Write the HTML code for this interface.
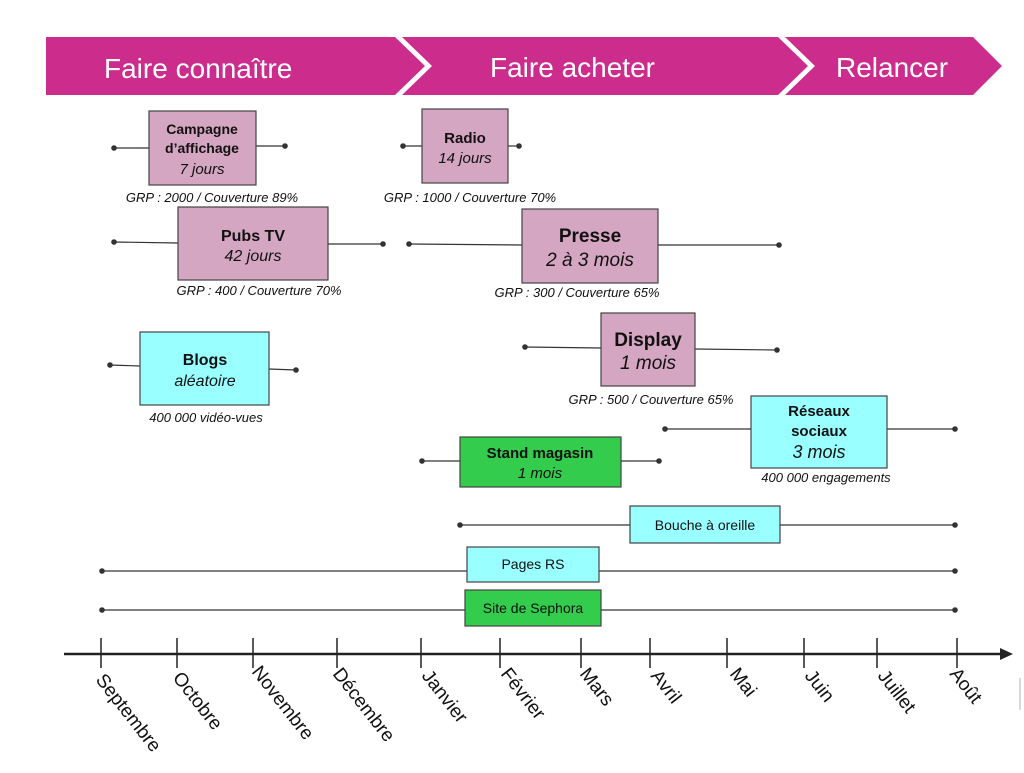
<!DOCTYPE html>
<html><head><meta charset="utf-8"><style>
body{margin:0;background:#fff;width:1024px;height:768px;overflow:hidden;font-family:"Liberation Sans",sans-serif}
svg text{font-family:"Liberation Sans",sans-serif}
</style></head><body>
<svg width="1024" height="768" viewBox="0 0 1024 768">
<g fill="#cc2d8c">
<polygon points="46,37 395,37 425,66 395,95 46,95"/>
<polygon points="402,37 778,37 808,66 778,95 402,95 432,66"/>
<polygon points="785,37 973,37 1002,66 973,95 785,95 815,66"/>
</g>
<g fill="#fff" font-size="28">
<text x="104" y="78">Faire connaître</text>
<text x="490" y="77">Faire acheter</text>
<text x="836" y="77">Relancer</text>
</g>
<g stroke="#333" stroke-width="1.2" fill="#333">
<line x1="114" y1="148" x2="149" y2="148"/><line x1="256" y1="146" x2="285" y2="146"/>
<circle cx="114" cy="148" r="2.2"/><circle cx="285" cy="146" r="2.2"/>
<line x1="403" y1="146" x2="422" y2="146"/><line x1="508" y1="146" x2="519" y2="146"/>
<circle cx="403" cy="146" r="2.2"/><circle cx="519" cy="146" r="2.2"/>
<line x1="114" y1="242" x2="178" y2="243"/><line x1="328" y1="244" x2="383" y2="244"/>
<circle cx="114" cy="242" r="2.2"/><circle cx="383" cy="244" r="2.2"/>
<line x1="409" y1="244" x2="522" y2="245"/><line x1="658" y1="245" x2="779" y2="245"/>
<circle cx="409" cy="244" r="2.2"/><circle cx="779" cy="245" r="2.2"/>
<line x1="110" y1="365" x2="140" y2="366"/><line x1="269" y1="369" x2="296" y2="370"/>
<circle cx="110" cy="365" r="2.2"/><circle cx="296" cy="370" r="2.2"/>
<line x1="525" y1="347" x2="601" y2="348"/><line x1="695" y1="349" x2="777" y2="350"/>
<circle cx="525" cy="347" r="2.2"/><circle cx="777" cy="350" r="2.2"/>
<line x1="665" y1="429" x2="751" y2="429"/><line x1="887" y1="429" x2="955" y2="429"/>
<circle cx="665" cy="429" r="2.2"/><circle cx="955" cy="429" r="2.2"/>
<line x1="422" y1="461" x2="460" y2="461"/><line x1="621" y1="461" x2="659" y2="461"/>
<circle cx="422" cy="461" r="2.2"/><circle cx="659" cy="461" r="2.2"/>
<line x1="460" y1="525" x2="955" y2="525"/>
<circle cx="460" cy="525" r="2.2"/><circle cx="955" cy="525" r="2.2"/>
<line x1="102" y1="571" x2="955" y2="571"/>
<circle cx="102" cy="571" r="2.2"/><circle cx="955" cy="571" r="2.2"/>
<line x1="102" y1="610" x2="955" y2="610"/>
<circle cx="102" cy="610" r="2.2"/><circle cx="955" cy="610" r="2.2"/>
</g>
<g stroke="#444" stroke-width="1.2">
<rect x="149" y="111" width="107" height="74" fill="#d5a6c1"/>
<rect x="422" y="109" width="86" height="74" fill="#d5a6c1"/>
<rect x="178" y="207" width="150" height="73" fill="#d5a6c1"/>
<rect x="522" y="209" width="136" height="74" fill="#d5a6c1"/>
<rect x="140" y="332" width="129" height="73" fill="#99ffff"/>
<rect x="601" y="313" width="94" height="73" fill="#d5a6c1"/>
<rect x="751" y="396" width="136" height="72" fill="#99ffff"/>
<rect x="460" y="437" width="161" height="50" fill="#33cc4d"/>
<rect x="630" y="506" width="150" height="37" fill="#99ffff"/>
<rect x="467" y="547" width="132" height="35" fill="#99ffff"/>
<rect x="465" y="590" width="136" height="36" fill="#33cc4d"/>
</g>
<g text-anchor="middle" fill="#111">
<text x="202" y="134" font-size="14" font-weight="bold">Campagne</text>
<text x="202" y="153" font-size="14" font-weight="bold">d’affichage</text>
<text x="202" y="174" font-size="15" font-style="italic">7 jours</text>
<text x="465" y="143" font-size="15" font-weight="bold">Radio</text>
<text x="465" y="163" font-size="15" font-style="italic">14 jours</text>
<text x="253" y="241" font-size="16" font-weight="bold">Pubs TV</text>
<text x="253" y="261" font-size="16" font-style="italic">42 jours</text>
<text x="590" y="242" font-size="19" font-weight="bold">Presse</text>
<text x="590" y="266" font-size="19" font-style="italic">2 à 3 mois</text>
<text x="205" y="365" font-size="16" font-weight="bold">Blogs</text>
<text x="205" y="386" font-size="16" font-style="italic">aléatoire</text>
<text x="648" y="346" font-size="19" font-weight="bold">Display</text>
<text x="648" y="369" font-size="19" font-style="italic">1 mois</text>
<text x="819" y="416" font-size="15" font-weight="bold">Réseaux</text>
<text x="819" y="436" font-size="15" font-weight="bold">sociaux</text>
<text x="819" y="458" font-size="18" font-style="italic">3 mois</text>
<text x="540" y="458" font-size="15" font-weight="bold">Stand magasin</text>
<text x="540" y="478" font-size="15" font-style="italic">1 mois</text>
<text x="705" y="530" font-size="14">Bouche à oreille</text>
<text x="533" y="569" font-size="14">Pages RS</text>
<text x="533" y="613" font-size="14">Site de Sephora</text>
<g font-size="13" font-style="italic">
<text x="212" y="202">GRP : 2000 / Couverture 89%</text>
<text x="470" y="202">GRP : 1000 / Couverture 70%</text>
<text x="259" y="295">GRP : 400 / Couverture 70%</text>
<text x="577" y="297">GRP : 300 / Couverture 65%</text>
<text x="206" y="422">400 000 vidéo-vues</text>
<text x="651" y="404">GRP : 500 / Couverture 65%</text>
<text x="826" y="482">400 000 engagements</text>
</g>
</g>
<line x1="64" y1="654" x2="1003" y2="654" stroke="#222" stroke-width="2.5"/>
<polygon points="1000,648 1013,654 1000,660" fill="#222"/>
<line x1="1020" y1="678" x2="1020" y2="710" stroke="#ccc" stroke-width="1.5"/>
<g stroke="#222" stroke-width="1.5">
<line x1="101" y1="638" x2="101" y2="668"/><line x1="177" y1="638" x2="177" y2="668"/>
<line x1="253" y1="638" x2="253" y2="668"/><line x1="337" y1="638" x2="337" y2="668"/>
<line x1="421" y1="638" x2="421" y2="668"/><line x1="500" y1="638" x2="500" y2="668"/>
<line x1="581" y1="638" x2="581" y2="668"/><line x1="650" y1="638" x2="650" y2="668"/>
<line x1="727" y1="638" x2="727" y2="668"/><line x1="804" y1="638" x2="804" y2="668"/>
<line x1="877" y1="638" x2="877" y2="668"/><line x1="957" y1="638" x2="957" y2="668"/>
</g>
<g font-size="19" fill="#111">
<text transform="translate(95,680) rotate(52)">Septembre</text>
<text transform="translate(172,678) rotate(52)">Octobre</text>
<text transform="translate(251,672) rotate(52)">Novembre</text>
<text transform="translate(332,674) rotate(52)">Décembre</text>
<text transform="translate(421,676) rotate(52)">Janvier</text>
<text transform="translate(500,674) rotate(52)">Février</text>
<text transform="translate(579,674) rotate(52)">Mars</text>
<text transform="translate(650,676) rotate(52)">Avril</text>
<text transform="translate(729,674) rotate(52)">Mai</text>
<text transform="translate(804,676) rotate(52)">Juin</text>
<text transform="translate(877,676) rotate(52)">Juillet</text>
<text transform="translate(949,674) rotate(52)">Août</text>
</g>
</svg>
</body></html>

------

**Given exercise:**
Your copy of the data above should match it exactly, except that pictures are left out.

**Task solution:**
Write the HTML code for this interface.
<!DOCTYPE html>
<html><head><meta charset="utf-8"><style>
body{margin:0;background:#fff;width:1024px;height:768px;overflow:hidden;font-family:"Liberation Sans",sans-serif}
svg text{font-family:"Liberation Sans",sans-serif}
</style></head><body>
<svg width="1024" height="768" viewBox="0 0 1024 768">
<g fill="#cc2d8c">
<polygon points="46,37 395,37 425,66 395,95 46,95"/>
<polygon points="402,37 778,37 808,66 778,95 402,95 432,66"/>
<polygon points="785,37 973,37 1002,66 973,95 785,95 815,66"/>
</g>
<g fill="#fff" font-size="28">
<text x="104" y="78">Faire connaître</text>
<text x="490" y="77">Faire acheter</text>
<text x="836" y="77">Relancer</text>
</g>
<g stroke="#333" stroke-width="1.2" fill="#333">
<line x1="114" y1="148" x2="149" y2="148"/><line x1="256" y1="146" x2="285" y2="146"/>
<circle cx="114" cy="148" r="2.2"/><circle cx="285" cy="146" r="2.2"/>
<line x1="403" y1="146" x2="422" y2="146"/><line x1="508" y1="146" x2="519" y2="146"/>
<circle cx="403" cy="146" r="2.2"/><circle cx="519" cy="146" r="2.2"/>
<line x1="114" y1="242" x2="178" y2="243"/><line x1="328" y1="244" x2="383" y2="244"/>
<circle cx="114" cy="242" r="2.2"/><circle cx="383" cy="244" r="2.2"/>
<line x1="409" y1="244" x2="522" y2="245"/><line x1="658" y1="245" x2="779" y2="245"/>
<circle cx="409" cy="244" r="2.2"/><circle cx="779" cy="245" r="2.2"/>
<line x1="110" y1="365" x2="140" y2="366"/><line x1="269" y1="369" x2="296" y2="370"/>
<circle cx="110" cy="365" r="2.2"/><circle cx="296" cy="370" r="2.2"/>
<line x1="525" y1="347" x2="601" y2="348"/><line x1="695" y1="349" x2="777" y2="350"/>
<circle cx="525" cy="347" r="2.2"/><circle cx="777" cy="350" r="2.2"/>
<line x1="665" y1="429" x2="751" y2="429"/><line x1="887" y1="429" x2="955" y2="429"/>
<circle cx="665" cy="429" r="2.2"/><circle cx="955" cy="429" r="2.2"/>
<line x1="422" y1="461" x2="460" y2="461"/><line x1="621" y1="461" x2="659" y2="461"/>
<circle cx="422" cy="461" r="2.2"/><circle cx="659" cy="461" r="2.2"/>
<line x1="460" y1="525" x2="955" y2="525"/>
<circle cx="460" cy="525" r="2.2"/><circle cx="955" cy="525" r="2.2"/>
<line x1="102" y1="571" x2="955" y2="571"/>
<circle cx="102" cy="571" r="2.2"/><circle cx="955" cy="571" r="2.2"/>
<line x1="102" y1="610" x2="955" y2="610"/>
<circle cx="102" cy="610" r="2.2"/><circle cx="955" cy="610" r="2.2"/>
</g>
<g stroke="#444" stroke-width="1.2">
<rect x="149" y="111" width="107" height="74" fill="#d5a6c1"/>
<rect x="422" y="109" width="86" height="74" fill="#d5a6c1"/>
<rect x="178" y="207" width="150" height="73" fill="#d5a6c1"/>
<rect x="522" y="209" width="136" height="74" fill="#d5a6c1"/>
<rect x="140" y="332" width="129" height="73" fill="#99ffff"/>
<rect x="601" y="313" width="94" height="73" fill="#d5a6c1"/>
<rect x="751" y="396" width="136" height="72" fill="#99ffff"/>
<rect x="460" y="437" width="161" height="50" fill="#33cc4d"/>
<rect x="630" y="506" width="150" height="37" fill="#99ffff"/>
<rect x="467" y="547" width="132" height="35" fill="#99ffff"/>
<rect x="465" y="590" width="136" height="36" fill="#33cc4d"/>
</g>
<g text-anchor="middle" fill="#111">
<text x="202" y="134" font-size="14" font-weight="bold">Campagne</text>
<text x="202" y="153" font-size="14" font-weight="bold">d’affichage</text>
<text x="202" y="174" font-size="15" font-style="italic">7 jours</text>
<text x="465" y="143" font-size="15" font-weight="bold">Radio</text>
<text x="465" y="163" font-size="15" font-style="italic">14 jours</text>
<text x="253" y="241" font-size="16" font-weight="bold">Pubs TV</text>
<text x="253" y="261" font-size="16" font-style="italic">42 jours</text>
<text x="590" y="242" font-size="19" font-weight="bold">Presse</text>
<text x="590" y="266" font-size="19" font-style="italic">2 à 3 mois</text>
<text x="205" y="365" font-size="16" font-weight="bold">Blogs</text>
<text x="205" y="386" font-size="16" font-style="italic">aléatoire</text>
<text x="648" y="346" font-size="19" font-weight="bold">Display</text>
<text x="648" y="369" font-size="19" font-style="italic">1 mois</text>
<text x="819" y="416" font-size="15" font-weight="bold">Réseaux</text>
<text x="819" y="436" font-size="15" font-weight="bold">sociaux</text>
<text x="819" y="458" font-size="18" font-style="italic">3 mois</text>
<text x="540" y="458" font-size="15" font-weight="bold">Stand magasin</text>
<text x="540" y="478" font-size="15" font-style="italic">1 mois</text>
<text x="705" y="530" font-size="14">Bouche à oreille</text>
<text x="533" y="569" font-size="14">Pages RS</text>
<text x="533" y="613" font-size="14">Site de Sephora</text>
<g font-size="13" font-style="italic">
<text x="212" y="202">GRP : 2000 / Couverture 89%</text>
<text x="470" y="202">GRP : 1000 / Couverture 70%</text>
<text x="259" y="295">GRP : 400 / Couverture 70%</text>
<text x="577" y="297">GRP : 300 / Couverture 65%</text>
<text x="206" y="422">400 000 vidéo-vues</text>
<text x="651" y="404">GRP : 500 / Couverture 65%</text>
<text x="826" y="482">400 000 engagements</text>
</g>
</g>
<line x1="64" y1="654" x2="1003" y2="654" stroke="#222" stroke-width="2.5"/>
<polygon points="1000,648 1013,654 1000,660" fill="#222"/>
<line x1="1020" y1="678" x2="1020" y2="710" stroke="#ccc" stroke-width="1.5"/>
<g stroke="#222" stroke-width="1.5">
<line x1="101" y1="638" x2="101" y2="668"/><line x1="177" y1="638" x2="177" y2="668"/>
<line x1="253" y1="638" x2="253" y2="668"/><line x1="337" y1="638" x2="337" y2="668"/>
<line x1="421" y1="638" x2="421" y2="668"/><line x1="500" y1="638" x2="500" y2="668"/>
<line x1="581" y1="638" x2="581" y2="668"/><line x1="650" y1="638" x2="650" y2="668"/>
<line x1="727" y1="638" x2="727" y2="668"/><line x1="804" y1="638" x2="804" y2="668"/>
<line x1="877" y1="638" x2="877" y2="668"/><line x1="957" y1="638" x2="957" y2="668"/>
</g>
<g font-size="19" fill="#111">
<text transform="translate(95,680) rotate(52)">Septembre</text>
<text transform="translate(172,678) rotate(52)">Octobre</text>
<text transform="translate(251,672) rotate(52)">Novembre</text>
<text transform="translate(332,674) rotate(52)">Décembre</text>
<text transform="translate(421,676) rotate(52)">Janvier</text>
<text transform="translate(500,674) rotate(52)">Février</text>
<text transform="translate(579,674) rotate(52)">Mars</text>
<text transform="translate(650,676) rotate(52)">Avril</text>
<text transform="translate(729,674) rotate(52)">Mai</text>
<text transform="translate(804,676) rotate(52)">Juin</text>
<text transform="translate(877,676) rotate(52)">Juillet</text>
<text transform="translate(949,674) rotate(52)">Août</text>
</g>
</svg>
</body></html>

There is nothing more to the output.